The opposition senator also questioned the second stated purpose of the new borrowing — prepaying a portion of outstanding loans to the International Monetary Fund (IMF). Noting that previous IMF programmes in 1991 and 2013 were repaid from current revenues, he asked why the government now needed “to borrow money to pay existing loans when they claim the economy is growing rapidly”.
“All of these months of consecutive growth, you hear the claim that unemployment is at an all-time low, the best ever in the history of the country— so we are told. But yet we still have to borrow money to pay loans,” he said. “We have just heard weeks ago that Barbados will get its last loan from the IMF, and in less than a month, we are asked to borrow money to pay the IMF loans. It is ridiculous . . . when we hear that investor confidence has been renewed in this country. Something is not adding up.”
Senator Walters stated that the refinancing follows a pattern of rollovers and restructurings that have already cost local institutions dearly, and not foreign investors. He pointed to the 2018 domestic debt exchange, which slashed National Insurance Scheme investment returns; the 2020-22 debt-for-nature conversion; and the 2024 debt-for-climate swap, which he claimed together shaved “close to $2 billion” off NIS asset values.

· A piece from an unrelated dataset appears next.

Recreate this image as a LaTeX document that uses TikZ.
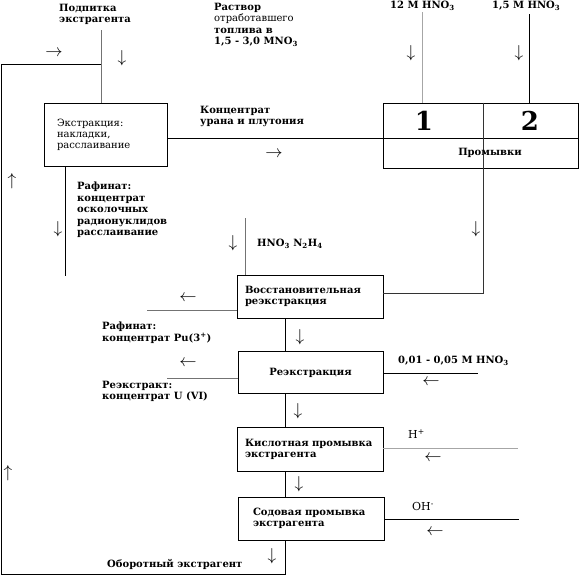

“What we are saying today though [is] that the foreign investors get the benefit of that because they’re not taking a hit. They’re getting eight per cent, they’re getting even more than our existing debt, double in some instances…. Why do we have to repay 24 months before it is due? The bond debt is 6.5 per cent. When would we go into an arrangement to pay eight per cent for four years that will cost taxpayers at least $60 million over that period? Money that could be going to our police force to give them a pay increase to help them to fight crime.